• _Data provided_:
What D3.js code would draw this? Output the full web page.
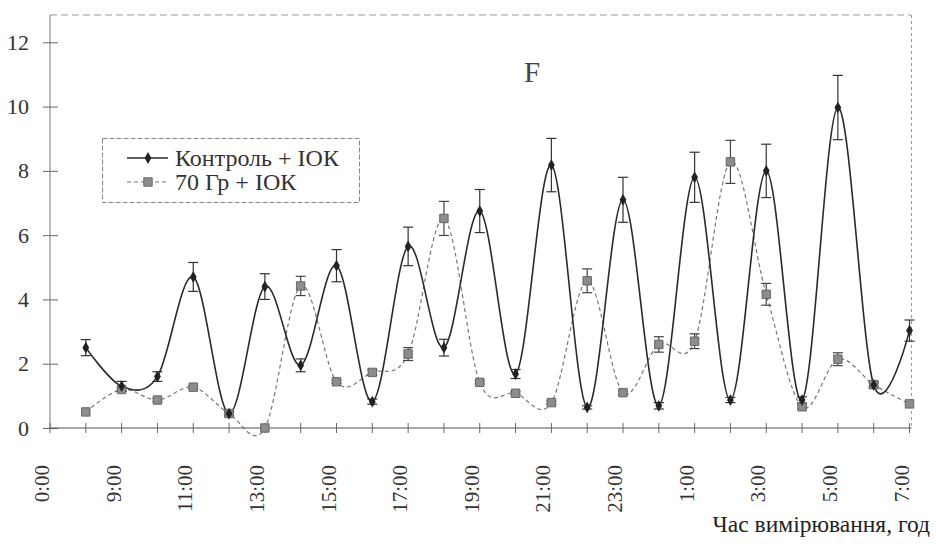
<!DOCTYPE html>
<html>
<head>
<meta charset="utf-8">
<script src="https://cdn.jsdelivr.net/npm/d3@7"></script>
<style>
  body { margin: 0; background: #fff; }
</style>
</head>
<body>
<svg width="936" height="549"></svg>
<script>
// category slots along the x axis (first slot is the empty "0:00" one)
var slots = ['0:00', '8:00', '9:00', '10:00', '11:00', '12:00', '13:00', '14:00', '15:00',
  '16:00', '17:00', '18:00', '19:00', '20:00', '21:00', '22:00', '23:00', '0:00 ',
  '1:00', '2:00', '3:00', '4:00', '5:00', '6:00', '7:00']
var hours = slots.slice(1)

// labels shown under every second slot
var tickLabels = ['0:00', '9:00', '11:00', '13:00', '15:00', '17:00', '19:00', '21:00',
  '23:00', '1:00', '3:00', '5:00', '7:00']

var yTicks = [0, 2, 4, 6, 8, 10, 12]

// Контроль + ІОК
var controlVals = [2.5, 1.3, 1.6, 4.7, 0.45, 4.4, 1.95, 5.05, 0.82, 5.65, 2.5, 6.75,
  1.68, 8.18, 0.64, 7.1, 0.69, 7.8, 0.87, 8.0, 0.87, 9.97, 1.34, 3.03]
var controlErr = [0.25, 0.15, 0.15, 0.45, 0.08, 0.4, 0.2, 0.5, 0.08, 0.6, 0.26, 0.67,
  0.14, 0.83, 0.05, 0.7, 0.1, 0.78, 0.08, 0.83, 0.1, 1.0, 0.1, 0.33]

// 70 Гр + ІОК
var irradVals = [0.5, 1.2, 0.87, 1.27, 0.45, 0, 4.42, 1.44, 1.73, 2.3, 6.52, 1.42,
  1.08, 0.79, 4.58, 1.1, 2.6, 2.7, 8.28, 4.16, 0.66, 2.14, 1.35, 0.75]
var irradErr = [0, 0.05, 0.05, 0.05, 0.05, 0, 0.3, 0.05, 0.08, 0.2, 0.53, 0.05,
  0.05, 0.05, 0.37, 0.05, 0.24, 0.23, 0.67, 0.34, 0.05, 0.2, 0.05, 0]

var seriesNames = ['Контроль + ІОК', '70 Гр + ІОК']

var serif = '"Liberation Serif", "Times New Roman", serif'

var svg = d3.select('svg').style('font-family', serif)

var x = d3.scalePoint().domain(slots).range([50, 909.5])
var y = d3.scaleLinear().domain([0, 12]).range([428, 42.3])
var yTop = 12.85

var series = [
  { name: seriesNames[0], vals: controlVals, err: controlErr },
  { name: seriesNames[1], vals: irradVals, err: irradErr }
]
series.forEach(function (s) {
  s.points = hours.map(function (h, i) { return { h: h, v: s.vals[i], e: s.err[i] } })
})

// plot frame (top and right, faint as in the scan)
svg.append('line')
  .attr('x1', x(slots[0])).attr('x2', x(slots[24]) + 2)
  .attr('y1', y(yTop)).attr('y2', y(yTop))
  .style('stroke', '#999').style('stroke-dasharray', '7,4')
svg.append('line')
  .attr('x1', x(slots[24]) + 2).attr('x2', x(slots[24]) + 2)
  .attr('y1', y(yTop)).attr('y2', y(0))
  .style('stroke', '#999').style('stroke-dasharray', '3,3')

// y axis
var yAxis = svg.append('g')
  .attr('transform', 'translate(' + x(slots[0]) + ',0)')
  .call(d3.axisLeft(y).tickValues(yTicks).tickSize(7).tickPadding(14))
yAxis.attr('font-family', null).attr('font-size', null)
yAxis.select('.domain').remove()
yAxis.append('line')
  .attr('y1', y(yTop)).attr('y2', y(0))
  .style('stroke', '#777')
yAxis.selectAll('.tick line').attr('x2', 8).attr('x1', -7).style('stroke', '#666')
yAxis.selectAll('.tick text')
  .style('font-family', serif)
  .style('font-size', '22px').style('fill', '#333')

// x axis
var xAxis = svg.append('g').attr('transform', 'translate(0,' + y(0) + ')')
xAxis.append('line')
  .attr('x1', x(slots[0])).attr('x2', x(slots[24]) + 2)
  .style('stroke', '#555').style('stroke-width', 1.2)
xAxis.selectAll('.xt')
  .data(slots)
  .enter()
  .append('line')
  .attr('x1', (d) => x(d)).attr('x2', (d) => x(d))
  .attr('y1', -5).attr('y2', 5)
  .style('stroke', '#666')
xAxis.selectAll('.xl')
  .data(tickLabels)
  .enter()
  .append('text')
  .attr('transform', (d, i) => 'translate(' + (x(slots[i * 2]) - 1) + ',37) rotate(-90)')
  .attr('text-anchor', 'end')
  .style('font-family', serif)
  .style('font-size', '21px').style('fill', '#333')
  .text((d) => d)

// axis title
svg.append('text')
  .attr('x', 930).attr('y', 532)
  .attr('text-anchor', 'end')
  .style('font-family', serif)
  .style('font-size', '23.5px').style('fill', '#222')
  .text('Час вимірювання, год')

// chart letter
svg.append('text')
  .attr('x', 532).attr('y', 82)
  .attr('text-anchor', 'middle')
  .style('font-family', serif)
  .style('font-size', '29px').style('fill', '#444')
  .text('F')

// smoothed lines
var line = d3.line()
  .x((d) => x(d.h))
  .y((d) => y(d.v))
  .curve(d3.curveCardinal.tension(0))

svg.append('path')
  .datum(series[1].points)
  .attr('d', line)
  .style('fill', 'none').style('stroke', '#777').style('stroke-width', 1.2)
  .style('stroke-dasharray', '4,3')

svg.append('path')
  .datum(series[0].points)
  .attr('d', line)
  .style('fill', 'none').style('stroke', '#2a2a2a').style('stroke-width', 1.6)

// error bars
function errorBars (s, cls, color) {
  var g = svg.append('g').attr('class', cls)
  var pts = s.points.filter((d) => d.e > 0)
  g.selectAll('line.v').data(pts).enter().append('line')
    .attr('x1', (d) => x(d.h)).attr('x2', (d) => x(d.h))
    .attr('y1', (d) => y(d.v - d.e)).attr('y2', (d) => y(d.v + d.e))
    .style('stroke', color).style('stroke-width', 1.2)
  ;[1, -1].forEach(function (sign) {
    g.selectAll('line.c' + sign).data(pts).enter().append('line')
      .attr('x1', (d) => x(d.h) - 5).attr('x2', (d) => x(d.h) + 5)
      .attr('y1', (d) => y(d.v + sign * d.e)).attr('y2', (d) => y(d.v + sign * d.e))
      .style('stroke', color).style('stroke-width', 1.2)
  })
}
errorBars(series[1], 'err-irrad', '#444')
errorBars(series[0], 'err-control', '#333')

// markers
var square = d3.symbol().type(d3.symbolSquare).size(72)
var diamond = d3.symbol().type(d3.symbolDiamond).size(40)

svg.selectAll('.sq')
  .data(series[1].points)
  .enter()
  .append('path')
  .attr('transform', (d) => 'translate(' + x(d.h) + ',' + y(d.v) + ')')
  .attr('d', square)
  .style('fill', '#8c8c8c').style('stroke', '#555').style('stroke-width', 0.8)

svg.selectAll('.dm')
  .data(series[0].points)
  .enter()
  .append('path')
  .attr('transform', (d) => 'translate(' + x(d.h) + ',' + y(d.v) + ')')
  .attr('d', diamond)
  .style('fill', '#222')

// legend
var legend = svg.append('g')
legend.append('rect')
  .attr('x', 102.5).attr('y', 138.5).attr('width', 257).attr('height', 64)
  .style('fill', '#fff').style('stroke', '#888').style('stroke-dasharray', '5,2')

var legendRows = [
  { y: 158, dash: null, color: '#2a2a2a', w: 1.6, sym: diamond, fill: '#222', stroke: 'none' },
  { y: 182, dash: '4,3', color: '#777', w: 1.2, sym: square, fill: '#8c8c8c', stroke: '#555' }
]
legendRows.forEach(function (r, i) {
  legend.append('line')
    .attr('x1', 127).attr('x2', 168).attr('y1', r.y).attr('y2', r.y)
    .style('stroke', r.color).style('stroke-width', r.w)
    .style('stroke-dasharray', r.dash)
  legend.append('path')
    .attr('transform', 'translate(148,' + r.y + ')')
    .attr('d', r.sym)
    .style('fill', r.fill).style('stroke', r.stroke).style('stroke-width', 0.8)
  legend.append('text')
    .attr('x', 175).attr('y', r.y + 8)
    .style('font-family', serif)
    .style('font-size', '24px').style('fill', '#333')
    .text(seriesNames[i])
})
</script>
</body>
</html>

• _Problem details_: Your task is to return the lines above, from the first one up to and including the line containing "var yTop = 12.85", minus any pictures.

• _Reply_:
What D3.js code would draw this? Output the full web page.
<!DOCTYPE html>
<html>
<head>
<meta charset="utf-8">
<script src="https://cdn.jsdelivr.net/npm/d3@7"></script>
<style>
  body { margin: 0; background: #fff; }
</style>
</head>
<body>
<svg width="936" height="549"></svg>
<script>
// category slots along the x axis (first slot is the empty "0:00" one)
var slots = ['0:00', '8:00', '9:00', '10:00', '11:00', '12:00', '13:00', '14:00', '15:00',
  '16:00', '17:00', '18:00', '19:00', '20:00', '21:00', '22:00', '23:00', '0:00 ',
  '1:00', '2:00', '3:00', '4:00', '5:00', '6:00', '7:00']
var hours = slots.slice(1)

// labels shown under every second slot
var tickLabels = ['0:00', '9:00', '11:00', '13:00', '15:00', '17:00', '19:00', '21:00',
  '23:00', '1:00', '3:00', '5:00', '7:00']

var yTicks = [0, 2, 4, 6, 8, 10, 12]

// Контроль + ІОК
var controlVals = [2.5, 1.3, 1.6, 4.7, 0.45, 4.4, 1.95, 5.05, 0.82, 5.65, 2.5, 6.75,
  1.68, 8.18, 0.64, 7.1, 0.69, 7.8, 0.87, 8.0, 0.87, 9.97, 1.34, 3.03]
var controlErr = [0.25, 0.15, 0.15, 0.45, 0.08, 0.4, 0.2, 0.5, 0.08, 0.6, 0.26, 0.67,
  0.14, 0.83, 0.05, 0.7, 0.1, 0.78, 0.08, 0.83, 0.1, 1.0, 0.1, 0.33]

// 70 Гр + ІОК
var irradVals = [0.5, 1.2, 0.87, 1.27, 0.45, 0, 4.42, 1.44, 1.73, 2.3, 6.52, 1.42,
  1.08, 0.79, 4.58, 1.1, 2.6, 2.7, 8.28, 4.16, 0.66, 2.14, 1.35, 0.75]
var irradErr = [0, 0.05, 0.05, 0.05, 0.05, 0, 0.3, 0.05, 0.08, 0.2, 0.53, 0.05,
  0.05, 0.05, 0.37, 0.05, 0.24, 0.23, 0.67, 0.34, 0.05, 0.2, 0.05, 0]

var seriesNames = ['Контроль + ІОК', '70 Гр + ІОК']

var serif = '"Liberation Serif", "Times New Roman", serif'

var svg = d3.select('svg').style('font-family', serif)

var x = d3.scalePoint().domain(slots).range([50, 909.5])
var y = d3.scaleLinear().domain([0, 12]).range([428, 42.3])
var yTop = 12.85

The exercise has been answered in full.